Repeat the listing in full. Nothing may be added or left out.

=== Data segment ===

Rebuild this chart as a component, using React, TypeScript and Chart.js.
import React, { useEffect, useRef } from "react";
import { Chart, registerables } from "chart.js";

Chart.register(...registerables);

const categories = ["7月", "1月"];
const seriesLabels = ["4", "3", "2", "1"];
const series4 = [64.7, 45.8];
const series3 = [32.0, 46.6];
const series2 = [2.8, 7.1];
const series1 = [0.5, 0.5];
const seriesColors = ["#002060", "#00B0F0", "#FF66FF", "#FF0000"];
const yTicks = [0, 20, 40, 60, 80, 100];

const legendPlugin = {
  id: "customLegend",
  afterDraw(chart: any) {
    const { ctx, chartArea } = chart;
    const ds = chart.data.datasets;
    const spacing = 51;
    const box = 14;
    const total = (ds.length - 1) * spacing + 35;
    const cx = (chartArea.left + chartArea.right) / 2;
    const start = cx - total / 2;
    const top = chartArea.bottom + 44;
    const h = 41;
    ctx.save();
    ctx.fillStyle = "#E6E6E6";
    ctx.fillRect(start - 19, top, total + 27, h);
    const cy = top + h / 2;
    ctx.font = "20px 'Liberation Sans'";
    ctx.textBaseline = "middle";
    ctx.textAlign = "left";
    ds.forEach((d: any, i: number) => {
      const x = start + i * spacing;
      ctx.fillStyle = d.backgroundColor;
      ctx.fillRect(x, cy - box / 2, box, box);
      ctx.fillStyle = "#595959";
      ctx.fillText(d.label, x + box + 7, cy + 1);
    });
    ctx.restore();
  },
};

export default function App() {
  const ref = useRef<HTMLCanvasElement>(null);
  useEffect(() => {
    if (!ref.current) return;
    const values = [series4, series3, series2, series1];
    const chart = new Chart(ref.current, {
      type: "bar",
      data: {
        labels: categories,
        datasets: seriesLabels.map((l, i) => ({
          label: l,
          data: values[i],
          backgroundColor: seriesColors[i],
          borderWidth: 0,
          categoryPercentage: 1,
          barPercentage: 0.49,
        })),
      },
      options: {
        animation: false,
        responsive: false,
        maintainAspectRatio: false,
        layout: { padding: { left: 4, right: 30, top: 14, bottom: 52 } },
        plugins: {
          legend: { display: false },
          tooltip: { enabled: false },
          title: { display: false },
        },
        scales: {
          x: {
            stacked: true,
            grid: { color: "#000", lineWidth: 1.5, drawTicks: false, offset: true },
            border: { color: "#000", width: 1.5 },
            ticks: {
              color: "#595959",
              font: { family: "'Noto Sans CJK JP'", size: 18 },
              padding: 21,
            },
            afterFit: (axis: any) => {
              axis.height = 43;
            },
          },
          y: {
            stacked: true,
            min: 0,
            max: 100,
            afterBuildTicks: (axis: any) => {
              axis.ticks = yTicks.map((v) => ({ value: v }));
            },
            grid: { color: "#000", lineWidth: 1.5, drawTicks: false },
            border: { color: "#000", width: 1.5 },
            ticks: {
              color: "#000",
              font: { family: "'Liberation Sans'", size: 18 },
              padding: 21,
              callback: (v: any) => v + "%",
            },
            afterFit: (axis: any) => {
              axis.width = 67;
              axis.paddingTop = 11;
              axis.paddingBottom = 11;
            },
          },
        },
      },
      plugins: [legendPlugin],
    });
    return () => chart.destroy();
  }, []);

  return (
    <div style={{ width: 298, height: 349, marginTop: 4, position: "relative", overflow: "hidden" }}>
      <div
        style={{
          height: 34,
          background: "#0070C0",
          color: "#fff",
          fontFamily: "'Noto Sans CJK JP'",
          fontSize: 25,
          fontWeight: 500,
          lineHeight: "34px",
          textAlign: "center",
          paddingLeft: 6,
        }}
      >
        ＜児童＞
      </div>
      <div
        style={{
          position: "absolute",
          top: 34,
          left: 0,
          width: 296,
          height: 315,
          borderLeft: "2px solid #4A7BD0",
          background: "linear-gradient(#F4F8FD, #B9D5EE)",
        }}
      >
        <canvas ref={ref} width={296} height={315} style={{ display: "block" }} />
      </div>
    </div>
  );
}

===

Written answer.
Rebuild this chart as a component, using React, TypeScript and Chart.js.
import React, { useEffect, useRef } from "react";
import { Chart, registerables } from "chart.js";

Chart.register(...registerables);

const categories = ["7月", "1月"];
const seriesLabels = ["4", "3", "2", "1"];
const series4 = [64.7, 45.8];
const series3 = [32.0, 46.6];
const series2 = [2.8, 7.1];
const series1 = [0.5, 0.5];
const seriesColors = ["#002060", "#00B0F0", "#FF66FF", "#FF0000"];
const yTicks = [0, 20, 40, 60, 80, 100];

const legendPlugin = {
  id: "customLegend",
  afterDraw(chart: any) {
    const { ctx, chartArea } = chart;
    const ds = chart.data.datasets;
    const spacing = 51;
    const box = 14;
    const total = (ds.length - 1) * spacing + 35;
    const cx = (chartArea.left + chartArea.right) / 2;
    const start = cx - total / 2;
    const top = chartArea.bottom + 44;
    const h = 41;
    ctx.save();
    ctx.fillStyle = "#E6E6E6";
    ctx.fillRect(start - 19, top, total + 27, h);
    const cy = top + h / 2;
    ctx.font = "20px 'Liberation Sans'";
    ctx.textBaseline = "middle";
    ctx.textAlign = "left";
    ds.forEach((d: any, i: number) => {
      const x = start + i * spacing;
      ctx.fillStyle = d.backgroundColor;
      ctx.fillRect(x, cy - box / 2, box, box);
      ctx.fillStyle = "#595959";
      ctx.fillText(d.label, x + box + 7, cy + 1);
    });
    ctx.restore();
  },
};

export default function App() {
  const ref = useRef<HTMLCanvasElement>(null);
  useEffect(() => {
    if (!ref.current) return;
    const values = [series4, series3, series2, series1];
    const chart = new Chart(ref.current, {
      type: "bar",
      data: {
        labels: categories,
        datasets: seriesLabels.map((l, i) => ({
          label: l,
          data: values[i],
          backgroundColor: seriesColors[i],
          borderWidth: 0,
          categoryPercentage: 1,
          barPercentage: 0.49,
        })),
      },
      options: {
        animation: false,
        responsive: false,
        maintainAspectRatio: false,
        layout: { padding: { left: 4, right: 30, top: 14, bottom: 52 } },
        plugins: {
          legend: { display: false },
          tooltip: { enabled: false },
          title: { display: false },
        },
        scales: {
          x: {
            stacked: true,
            grid: { color: "#000", lineWidth: 1.5, drawTicks: false, offset: true },
            border: { color: "#000", width: 1.5 },
            ticks: {
              color: "#595959",
              font: { family: "'Noto Sans CJK JP'", size: 18 },
              padding: 21,
            },
            afterFit: (axis: any) => {
              axis.height = 43;
            },
          },
          y: {
            stacked: true,
            min: 0,
            max: 100,
            afterBuildTicks: (axis: any) => {
              axis.ticks = yTicks.map((v) => ({ value: v }));
            },
            grid: { color: "#000", lineWidth: 1.5, drawTicks: false },
            border: { color: "#000", width: 1.5 },
            ticks: {
              color: "#000",
              font: { family: "'Liberation Sans'", size: 18 },
              padding: 21,
              callback: (v: any) => v + "%",
            },
            afterFit: (axis: any) => {
              axis.width = 67;
              axis.paddingTop = 11;
              axis.paddingBottom = 11;
            },
          },
        },
      },
      plugins: [legendPlugin],
    });
    return () => chart.destroy();
  }, []);

  return (
    <div style={{ width: 298, height: 349, marginTop: 4, position: "relative", overflow: "hidden" }}>
      <div
        style={{
          height: 34,
          background: "#0070C0",
          color: "#fff",
          fontFamily: "'Noto Sans CJK JP'",
          fontSize: 25,
          fontWeight: 500,
          lineHeight: "34px",
          textAlign: "center",
          paddingLeft: 6,
        }}
      >
        ＜児童＞
      </div>
      <div
        style={{
          position: "absolute",
          top: 34,
          left: 0,
          width: 296,
          height: 315,
          borderLeft: "2px solid #4A7BD0",
          background: "linear-gradient(#F4F8FD, #B9D5EE)",
        }}
      >
        <canvas ref={ref} width={296} height={315} style={{ display: "block" }} />
      </div>
    </div>
  );
}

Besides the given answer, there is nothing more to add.